Long before the qualities manifest, we have an innate awareness of them. Yet, we have not surrendered enough for these virtues to spring forth into expression. In the words of Marianne Williamson, we shrink from allowing our being to manifest the godlikeness that is created within us, we are not liberated enough for the flow of Spirit. Before they do manifest, we evidence a likeness to them in certain thoughts and actions, not nearly in the full force they can evidence, however, or as consistently.
They are within us collectively, as part of our inheritance of the Divine, and our longing to evidence them is evidence of our being godlike in essence. We defend ourselves against them in our ego awareness, while we long to express them. One reason we do this is fear. We fear the freedom of Christlikeness. We fear we cannot psychologically handle such godlikeness.

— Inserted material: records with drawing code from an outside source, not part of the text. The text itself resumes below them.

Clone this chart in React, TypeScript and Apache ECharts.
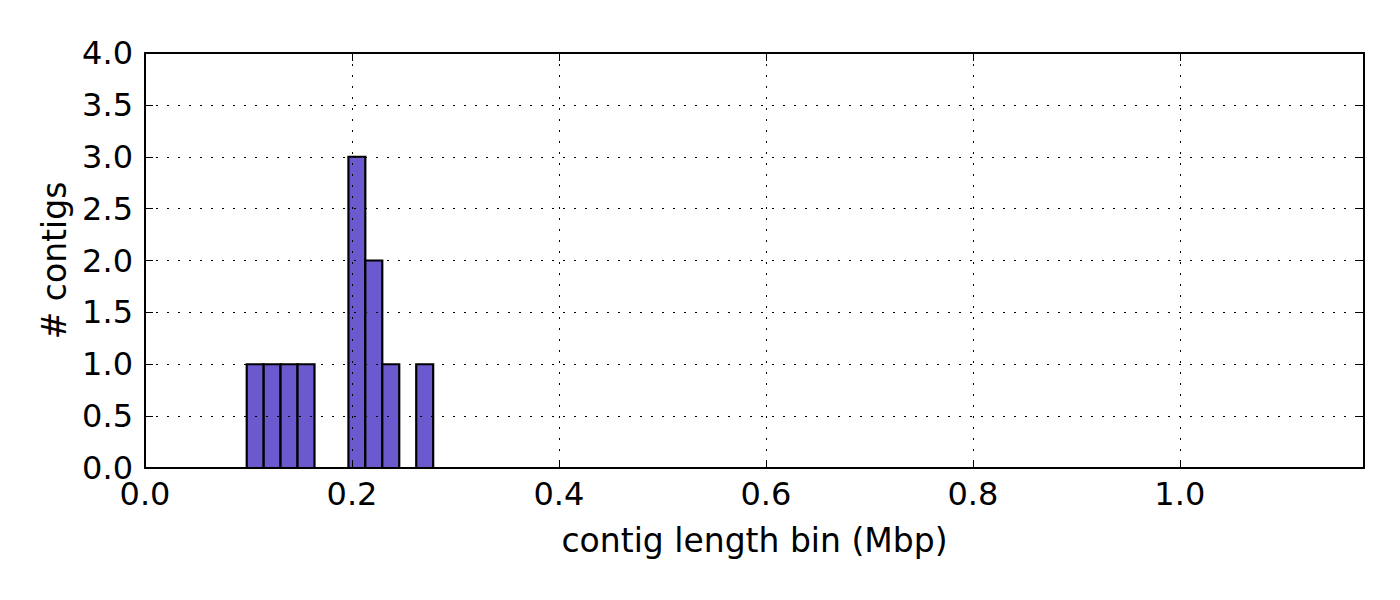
import React, { useEffect, useRef } from "react";
import * as echarts from "echarts";

// Histogram bins (Mbp): start, end, count
const binStarts = [0.0983, 0.1147, 0.131, 0.1474, 0.1966, 0.2129, 0.2293, 0.2621];
const binEnds = [0.1147, 0.131, 0.1474, 0.1638, 0.2129, 0.2293, 0.2457, 0.2785];
const counts = [1, 1, 1, 1, 3, 2, 1, 1];

const xMin = 0;
const xMax = 1.178;
const yMin = 0;
const yMax = 4;

const FONT = "DejaVu Sans";

export default function App() {
  const ref = useRef<HTMLDivElement>(null);
  useEffect(() => {
    document.body.style.margin = "0";
    const chart = echarts.init(ref.current!, null, { renderer: "svg" });
    const data = binStarts.map((s, i) => [s, binEnds[i], counts[i]]);
    const gridLine = { show: true, lineStyle: { color: "#000", width: 1, type: [2, 9] as any } };
    const axisLine = { show: true, onZero: false, lineStyle: { color: "#000", width: 2 } };
    const tick = { show: true, inside: true, length: 8, lineStyle: { color: "#000", width: 1 } };
    chart.setOption({
      animation: false,
      backgroundColor: "#fff",
      textStyle: { fontFamily: FONT },
      grid: { left: 145, right: 36, top: 53, bottom: 132 },
      xAxis: [
        {
          type: "value",
          z: 5,
          min: xMin,
          max: xMax,
          interval: 0.2,
          position: "bottom",
          axisLine,
          axisTick: tick,
          splitLine: gridLine,
          axisLabel: {
            show: true,
            showMaxLabel: false,
            margin: 10,
            fontSize: 32,
            color: "#000",
            fontFamily: FONT,
            formatter: (v: number) => v.toFixed(1),
          },
          name: "contig length bin (Mbp)",
          nameLocation: "middle",
          nameGap: 56,
          nameTextStyle: { fontSize: 33, color: "#000", fontFamily: FONT },
        },
        {
          type: "value",
          z: 5,
          min: xMin,
          max: xMax,
          interval: 0.2,
          position: "top",
          axisLine,
          axisTick: tick,
          splitLine: { show: false },
          axisLabel: { show: false },
        },
      ],
      yAxis: [
        {
          type: "value",
          z: 5,
          min: yMin,
          max: yMax,
          interval: 0.5,
          position: "left",
          axisLine,
          axisTick: tick,
          splitLine: gridLine,
          axisLabel: {
            show: true,
            margin: 12,
            fontSize: 32,
            color: "#000",
            fontFamily: FONT,
            formatter: (v: number) => v.toFixed(1),
          },
          name: "# contigs",
          nameLocation: "middle",
          nameGap: 73,
          nameTextStyle: { fontSize: 33, color: "#000", fontFamily: FONT },
        },
        {
          type: "value",
          z: 5,
          min: yMin,
          max: yMax,
          interval: 0.5,
          position: "right",
          axisLine,
          axisTick: tick,
          splitLine: { show: false },
          axisLabel: { show: false },
        },
      ],
      series: [
        {
          type: "custom",
          z: 1,
          xAxisIndex: 0,
          yAxisIndex: 0,
          encode: { x: [0, 1], y: 2 },
          data,
          renderItem: (params: any, api: any) => {
            const p0 = api.coord([api.value(0), api.value(2)]);
            const p1 = api.coord([api.value(1), 0]);
            return {
              type: "rect",
              shape: { x: p0[0], y: p0[1], width: p1[0] - p0[0], height: p1[1] - p0[1] },
              style: { fill: "#6a5acd", stroke: "#000", lineWidth: 2.2 },
            };
          },
        },
      ],
    });
    return () => chart.dispose();
  }, []);
  return <div ref={ref} style={{ width: 1400, height: 600 }} />;
}
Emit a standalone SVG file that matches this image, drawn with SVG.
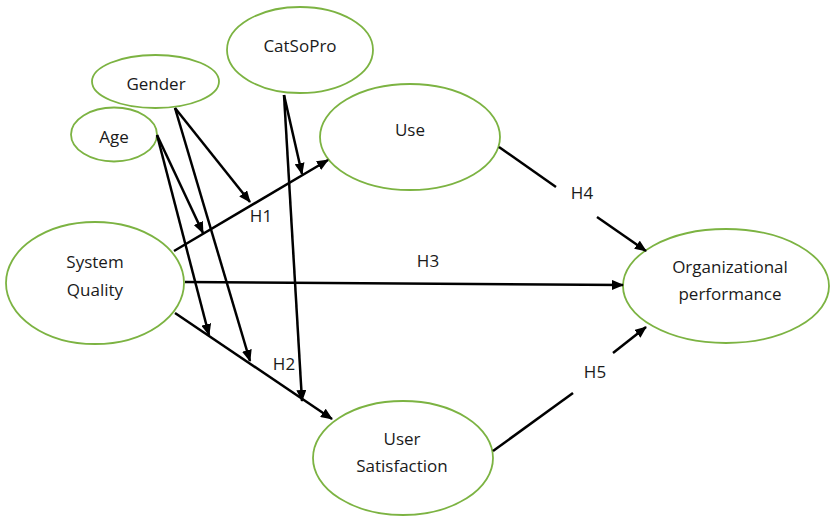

Much of our pain is our repression of the qualities. Likewise, generally, psychology fails to address our pain as a spiritual issue with only a spiritual solution. The pain is the result of our repression of what of God is already within us. And much religion address virtue as merely a moral issue, not a matter of Spirit-qualities awaiting within us to manifest the likeness of Christ.
This pain is not known by persons who are not awakened to the innate presence of these latent aspects. And a person can be very religious, even a wonderfully kind person, and never know the expression of these qualities on any consistent basis.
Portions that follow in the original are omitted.